If you have something as a start (description, examples) I will try to help you. The problem is that I don't know C++ nor your promising project, so I am kinda useless.
If you can create some example (as hashing billions of Knight-Tours) I will be able to compare my FNV1A_YoshimitsuTRIAD with your results and make some useful comparison.
One more problem, for nearly 60 days I have to take care of sick family member, I have no time for anything.
could you outline what is "hashing billions of Knight-Tours" and "FNV1A_YoshimitsuTRIAD" ?
I thought that you have seen the benchmark hashing 1 trillion Knight-Tours at:
http://www.codeproject.com/script/articles/download.aspx?file=/KB/cpp/716530/_KAZE_32bit_hash_showdown_FNV1A_YoshimitsuTRIAD_source.zip&rp=http://www.codeproject.com/Articles/716530/Fastest-hash-function-for-table-lookups-in-C
Each Knight-Tour is an unique 128 bytes long line (key in fact), it is 64x2 bytes long.
The idea is to compare general purpose hash functions, no matter of what kind, and see how they fare under heavy loads - when keys are many times more than slots.
As you can see at:
http://www.codeproject.com/Articles/716530/Fastest-hash-function-for-table-lookups-in-C
when ratio keys:slots is 1:1 CRC32 is slightly better than my FNV1A variant:
FNV1A_YoshimitsuTRIADii: Keys = 0,000,134,217,729; 1 x MAXcollisionsAtSomeSlots = 0,012; FeeSlots = 50,530,128
CRC32 0x8F6E37A0, iSCSI: Keys = 0,000,134,217,729; 4 x MAXcollisionsAtSomeSlots = 0,011; FeeSlots = 49,561,215
...
When testing many functions (Sbox was one of them) with above torture I found that from one point they start to accumulate many collisions onto several slots thus proving their degradation - meaning high number of maximum lookups.

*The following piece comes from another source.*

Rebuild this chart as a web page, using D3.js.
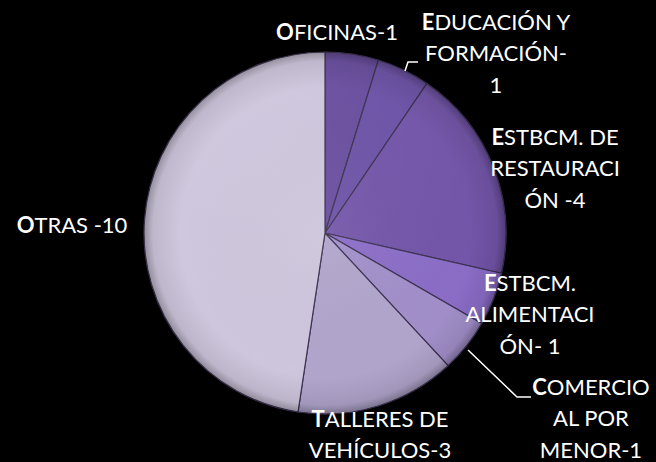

In short, you can generate 1,000,000,000,000 unique keys in-memory and hash them with:
D:_KAZE>Knight-Tour_FNV1A_YoshimitsuTRIADii_vs_CRC32_TRISMUS.exe a8 4000000000
At end:
FNV1A_YoshimitsuTRIADii: Keys = 1,000,056,291,329; 1 x MAXcollisionsAtSomeSlots = 7,930; FeeSlots = 00,000,000
CRC32 0x8F6E37A0, iSCSI: Keys = 1,000,056,291,329; 2 x MAXcollisionsAtSomeSlots = 7,910; FeeSlots = 00,000,000
In above lines MAXcollisionsAtSomeSlots = 7,930 means that the maximum lookups for any key is 7,930 attempts.
My favorite general purpose hash function is FNV1a-YoshimitsuTRIAD, you can see it tested for linear speed at:
http://encode.ru/threads/1371-Filesystem-benchmark/page7
Last edit: Sanmayce 2015-04-17
I will transfer all the byte stream to address pointer,
No key output,
If you need The output,
will be the form of 1,... Num.
Sure, for a given number of Knight-Tours, but what about dynamic such!
Let's say you have perfectly hashed 1 billion Knight-Tours, my suggestion was to show how your hash approach behaves for arbitrary number of keys, say 1 trillion.
Basically, if you want to illustrate perfect hashing versus e.g. SpookyHash you have to use some common benchmark.
Three different map algorithm, used in different application scenarios.
1,memMap Based on memory No hard disk consumption.
2,diskMap Based on the hard disk No memory consumption.
3,hashMap No delete function, but the best performance.
memMap and diskMap can turn to hashMap by memMap2HashMap and diskMap2HashMap.
In addition,Provide Google HashMap for comparative test.
Algorithm of Google,the performance is not good, but also has the collision probability .